The online future is personal, and that requires big data

History shows that the most successful products and services — from the VHS video recorder to the Apple iPad — are the ones that are the most user-centric, and in order to construct those kinds of experiences companies need to use all the data that is at their disposal, WiBiData co-founder and chief technology officer Aaron Kimball told the Structure:Data conference in New York on Thursday.

Tangled Wires

Image courtesy of Cory Doctorow via Flickr

The problem for many companies is that information about their users is spread across hundreds or even thousands of different fields in various databases, and it’s difficult to put it all together in real time. But doing that successfully is becoming more and more important as services become more personalized.

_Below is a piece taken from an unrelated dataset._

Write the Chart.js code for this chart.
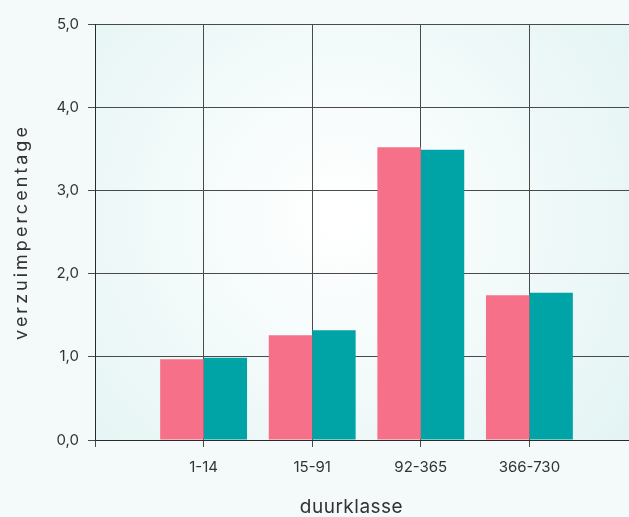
<!DOCTYPE html>
<html>
<head>
<meta charset="utf-8">
<script src="https://cdn.jsdelivr.net/npm/chart.js@4/dist/chart.umd.min.js"></script>
<style>
  html, body { margin: 0; padding: 0; overflow: hidden; background: #f4f9fa; }
  #wrap { width: 649px; height: 517px; position: relative; }
</style>
</head>
<body>
<div id="wrap"><canvas id="c"></canvas></div>
<script>
// ---- data ----
const categories = ["", "1-14", "15-91", "92-365", "366-730", ""];
const series1 = [null, 0.97, 1.26, 3.52, 1.74, null];
const series2 = [null, 0.99, 1.32, 3.49, 1.77, null];
const yTitle = "verzuimpercentage";
const xTitle = "duurklasse";

// letter spacing for the y title, small shift for x title
try {
  const Lin = Chart.registry.getScale('linear');
  const origLin = Lin.prototype.drawTitle;
  Lin.prototype.drawTitle = function () {
    const c = this.ctx; c.save(); c.letterSpacing = '3px'; origLin.call(this); c.restore();
  };
  const Cat = Chart.registry.getScale('category');
  const origCat = Cat.prototype.drawTitle;
  Cat.prototype.drawTitle = function () {
    const c = this.ctx; c.save(); c.letterSpacing = '0.5px'; c.translate(-15, 0); origCat.call(this); c.restore();
  };
} catch (e) {}

const bgPlugin = {
  id: 'bg',
  beforeDraw(chart) {
    const { ctx, chartArea: a, width, height } = chart;
    ctx.save();
    ctx.fillStyle = '#f4f9fa';
    ctx.fillRect(0, 0, width, height);
    const g = ctx.createRadialGradient(340, 215, 10, 340, 215, 380);
    g.addColorStop(0, '#ffffff');
    g.addColorStop(0.6, '#eef8f8');
    g.addColorStop(1, '#e2f3f3');
    ctx.fillStyle = g;
    ctx.fillRect(a.left, a.top, a.right - a.left, a.bottom - a.top);
    ctx.restore();
  }
};

Chart.defaults.font.family = "Inter, 'Open Sans', sans-serif";
Chart.defaults.color = '#333333';

new Chart(document.getElementById('c'), {
  type: 'bar',
  data: {
    labels: categories,
    datasets: [
      { label: 'a', data: series1, backgroundColor: '#f7708a', borderWidth: 0 },
      { label: 'b', data: series2, backgroundColor: '#00a4a6', borderWidth: 0 }
    ]
  },
  options: {
    responsive: true,
    maintainAspectRatio: false,
    animation: false,
    layout: { padding: { top: 24, left: 0, right: 0, bottom: 0 } },
    datasets: { bar: { barPercentage: 1, categoryPercentage: 0.8 } },
    plugins: { legend: { display: false }, tooltip: { enabled: false } },
    scales: {
      x: {
        offset: false,
        grid: { offset: false, color: '#4a4a4a', lineWidth: 1, tickLength: 7, drawTicks: true },
        border: { color: '#2a2a2a', width: 1 },
        ticks: { font: { size: 15 }, color: '#333', padding: 11, maxRotation: 0, autoSkip: false },
        title: { display: true, text: xTitle, font: { size: 19, lineHeight: 1 }, color: '#333', padding: { top: 0, bottom: 0 } },
        afterFit(s) { s.height = 77; }
      },
      y: {
        min: 0, max: 5,
        ticks: { stepSize: 1, font: { size: 15 }, color: '#333', padding: 9,
          callback: v => v.toFixed(1).replace('.', ',') },
        grid: { color: '#4a4a4a', lineWidth: 1, tickLength: 7 },
        border: { color: '#2a2a2a', width: 1 },
        title: { display: true, text: yTitle, font: { size: 18, lineHeight: 1.2 }, color: '#333', padding: { top: 11, bottom: 0 } },
        afterFit(s) { s.width = 95; }
      }
    }
  },
  plugins: [bgPlugin]
});
</script>
</body>
</html>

Kimball, whose company has been funded by Google chairman Eric Schmidt and Ron Conway’s SV Angel group, said that WiBiData’s solution is to put together a platform that combines big-data aggregation and analysis tools like Hadoop and Hbase and Apache’s Avro, which can pull in and make sense of data coming from multiple databases in one location, and then make it easy for companies to extract and make use of that information in real time. In addition to tools that combine those services, WiBiData also has a user interface and dashboard that allow companies to pick and choose which data to use quickly.

Online users in particular have grown used to services like Amazon and Netflix, which provide real-time recommendations based on what a user has done in the past or other elements of their user profile, Kimball said. This not only saves a user time, but exposes them to items they may not have even known they wanted to search for — and thus creates a better user experience.

So if your company is selling hardware and a user puts a hammer in their online shopping cart, you want to be able to suggest that they buy some nails as well. But this has to be done in milliseconds if it is to be useful, and that requires manipulating large amounts of data in real time to update or alter the user’s profile and pull in the new selection.

“We are now capable of collecting and analyzing orders of magnitude more information than at any other time in history,” thanks to the database tools we have, Kimball said, but “the one constrained resource is understanding.” Users of online services now expect to have things personalized in real time, and if your company can’t provide that then you are going to be behind the curve, he said.